According to the annual report on the EU budget by the European Court of Auditors (ECA) published November 5, the EU's auditors signed off on the accounts, as it has done each year since the 2007, but warned that errors persist in all the major spending areas.

The ECA said all operational spending areas were affected by "material error" in 2012. "The [4.8%] estimate of the error rate is not a measure of fraud or waste. It is an estimate of the money that should not have been paid out because it was not used in accordance with the legislation concerned," the auditors said. "Typical errors include payments for beneficiaries or projects that were ineligible or for purchases of services, goods or investments without proper application of public purchasing rules."

The ECA identified rural development, environment, fisheries and health as the most error prone spending area with an estimated error rate of 7.9% of a €15bn budget.

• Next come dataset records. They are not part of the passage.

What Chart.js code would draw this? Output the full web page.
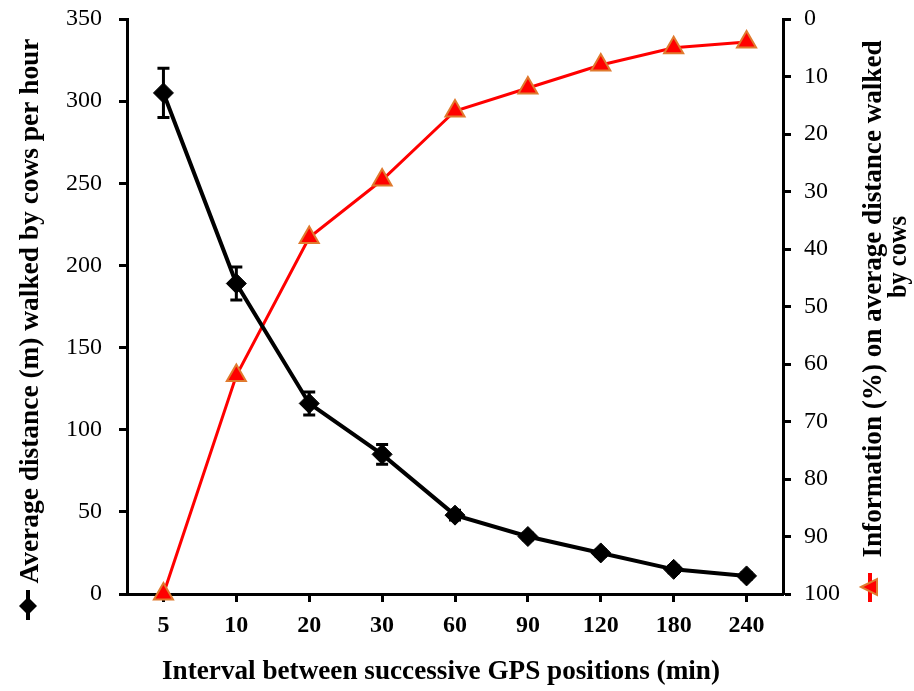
<!DOCTYPE html>
<html>
<head>
<meta charset="utf-8">
<script src="https://cdn.jsdelivr.net/npm/chart.js@4.4.1/dist/chart.umd.min.js"></script>
<style>
  html, body { margin: 0; padding: 0; background: #fff; }
</style>
</head>
<body>
<canvas id="gpsChart" width="914" height="691"></canvas>
<script>
// Data
const intervals = ['5', '10', '20', '30', '60', '90', '120', '180', '240'];
const distance = [305, 189, 116, 85, 48, 35, 25, 15, 11];
const distanceErr = [15, 10, 7, 6, 3, 2, 2, 2, 2];
const information = [100, 62, 38, 28, 16, 12, 8, 5, 4];

const SERIF = '"Liberation Serif", "Times New Roman", serif';

// draw text squeezed/stretched to a given length (the titles look condensed)
function fitText(ctx, text, x, y, rot, len, size) {
  ctx.save();
  ctx.translate(x, y);
  ctx.rotate(rot);
  ctx.font = 'bold ' + size + 'px ' + SERIF;
  const w = ctx.measureText(text).width;
  ctx.scale(len / w, 1);
  ctx.textAlign = 'center';
  ctx.textBaseline = 'middle';
  ctx.fillStyle = '#000';
  ctx.fillText(text, 0, 0);
  ctx.restore();
}

// Error bars on the distance series
const errorBars = {
  id: 'errorBars',
  afterDatasetsDraw(chart) {
    const { ctx } = chart;
    const xs = chart.scales.x, ys = chart.scales.y;
    ctx.save();
    ctx.strokeStyle = '#000';
    ctx.lineWidth = 3;
    distance.forEach((d, i) => {
      const x = xs.getPixelForValue(i);
      const t = ys.getPixelForValue(d + distanceErr[i]);
      const b = ys.getPixelForValue(d - distanceErr[i]);
      ctx.beginPath();
      ctx.moveTo(x, t); ctx.lineTo(x, b);
      ctx.moveTo(x - 6, t); ctx.lineTo(x + 6, t);
      ctx.moveTo(x - 6, b); ctx.lineTo(x + 6, b);
      ctx.stroke();
    });
    ctx.restore();
  }
};

// Axis titles with their series symbols
const axisTitles = {
  id: 'axisTitles',
  afterDraw(chart) {
    const { ctx } = chart;
    fitText(ctx, 'Average distance (m) walked by cows per hour', 31, 311, -Math.PI / 2, 545, 28);
    fitText(ctx, 'Information (%) on average distance walked', 874, 299, -Math.PI / 2, 517, 28);
    fitText(ctx, 'by cows', 899, 257, -Math.PI / 2, 82, 28);
    fitText(ctx, 'Interval between successive GPS positions (min)', 441, 672, 0, 558, 28);

    ctx.save();
    // black diamond marker
    ctx.strokeStyle = '#000';
    ctx.lineWidth = 4;
    ctx.beginPath(); ctx.moveTo(28, 590); ctx.lineTo(28, 620); ctx.stroke();
    ctx.fillStyle = '#000';
    ctx.beginPath();
    ctx.moveTo(28, 597); ctx.lineTo(37, 606); ctx.lineTo(28, 615); ctx.lineTo(19, 606);
    ctx.closePath(); ctx.fill();
    // red triangle marker
    ctx.strokeStyle = '#ff0000';
    ctx.beginPath(); ctx.moveTo(870, 573); ctx.lineTo(870, 602); ctx.stroke();
    ctx.fillStyle = '#ff0000';
    ctx.strokeStyle = '#e07a2e';
    ctx.lineWidth = 2;
    ctx.beginPath();
    ctx.moveTo(861, 587); ctx.lineTo(877, 579); ctx.lineTo(877, 595);
    ctx.closePath(); ctx.fill(); ctx.stroke();
    ctx.restore();
  }
};

const axisLine = { display: true, color: '#000', width: 3 };
const tickGrid = { display: true, drawOnChartArea: false, drawTicks: true, tickLength: 8, tickWidth: 3, color: '#000' };

// fixed widths for the side axes, and no extra room for the end labels
function sideFit(width) {
  return s => { s.width = width; s.paddingTop = 0; s.paddingBottom = 0; };
}

new Chart(document.getElementById('gpsChart'), {
  type: 'line',
  data: {
    labels: intervals,
    datasets: [
      {
        label: 'Average distance (m) walked by cows per hour',
        data: distance,
        yAxisID: 'y',
        borderColor: '#000',
        borderWidth: 4,
        backgroundColor: '#000',
        pointStyle: 'rectRot',
        pointRadius: 10,
        pointBorderWidth: 1,
        tension: 0,
        clip: false
      },
      {
        label: 'Information (%) on average distance walked by cows',
        data: information,
        yAxisID: 'y2',
        borderColor: '#ff0000',
        borderWidth: 3,
        pointBackgroundColor: '#ff0000',
        pointBorderColor: '#e07a2e',
        pointBorderWidth: 2,
        pointStyle: 'triangle',
        pointRadius: 11,
        tension: 0,
        clip: false
      }
    ]
  },
  options: {
    responsive: false,
    animation: false,
    layout: { padding: { top: 19 } },
    plugins: { legend: { display: false }, tooltip: { enabled: false } },
    scales: {
      x: {
        offset: true,
        z: 1,
        border: axisLine,
        grid: tickGrid,
        ticks: { color: '#000', padding: 9, maxRotation: 0, autoSkip: false,
                 font: { family: SERIF, size: 24, weight: 'bold' } },
        afterFit: s => { s.height = 97; }
      },
      y: {
        position: 'left',
        min: 0, max: 350,
        border: axisLine,
        grid: tickGrid,
        ticks: { stepSize: 50, color: '#000', padding: 17, font: { family: SERIF, size: 24 } },
        afterFit: sideFit(127)
      },
      y2: {
        position: 'right',
        reverse: true,
        min: 0, max: 100,
        border: axisLine,
        grid: tickGrid,
        ticks: { stepSize: 10, color: '#000', padding: 13, font: { family: SERIF, size: 24 } },
        afterFit: sideFit(131)
      }
    }
  },
  plugins: [errorBars, axisTitles]
});
</script>
</body>
</html>
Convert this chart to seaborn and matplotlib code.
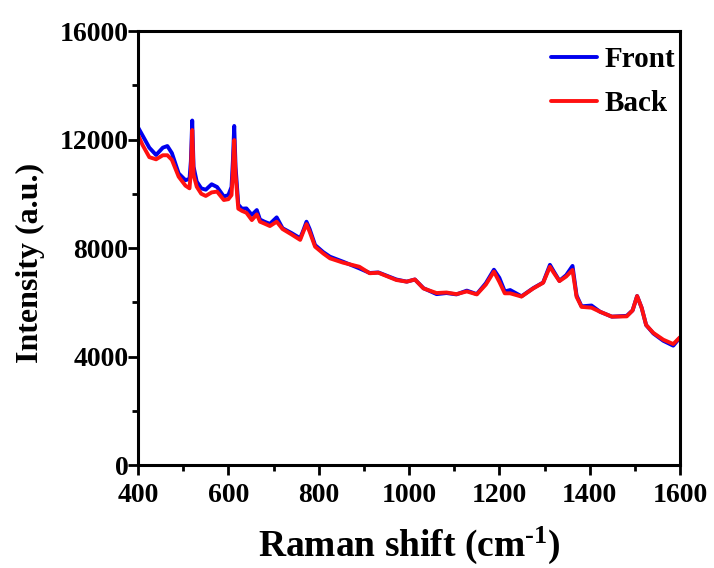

This was followed by regional policy, energy and transport with an estimated error rate of 6.8% of a €40.7bn budget.

The report has been gleefully seized upon by the EU's critics; The Daily Telegraph got from various Eurosceptics a few good sound bites such as, "In Brussels, it's "Carry on Squandering" (Philip Bradbourn, MEP); or, "It is about time the peoples of Europe were able to get this EU albatross off their backs, or at least out of their pockets" (Nigel Farage, leader of Ukip).

And things may well get worse before they better. Vitor Caldeira, president of the ECA, criticised in a statement the European Commission for its planning of spending and warned that a backlog of project bills "will put added pressure on EU cash flows and may increase the risk of error over the next few years."

Of particular worry to those in favour of EU enlargement, the new member states of Central and Southeast Europe figure prominently in cases the ECA highlights.

For example, with the European Regional Development Fund, the ECA identified "serious deficiencies in the functioning of the management and control systems" in programmes in the Czech Republic, Romania and Slovakia, as well as "serious problems" in a Romanian European Social Fund (ESF) programme.

On the revenue side (ie. payments based on gross national income made to the central EU budget), the ECA compiled a list of "reservations" it has about certain deductions that member states have made (see table). Three of the top four member states with the most reservations are from CEE (Poland, Hungary and Latvia).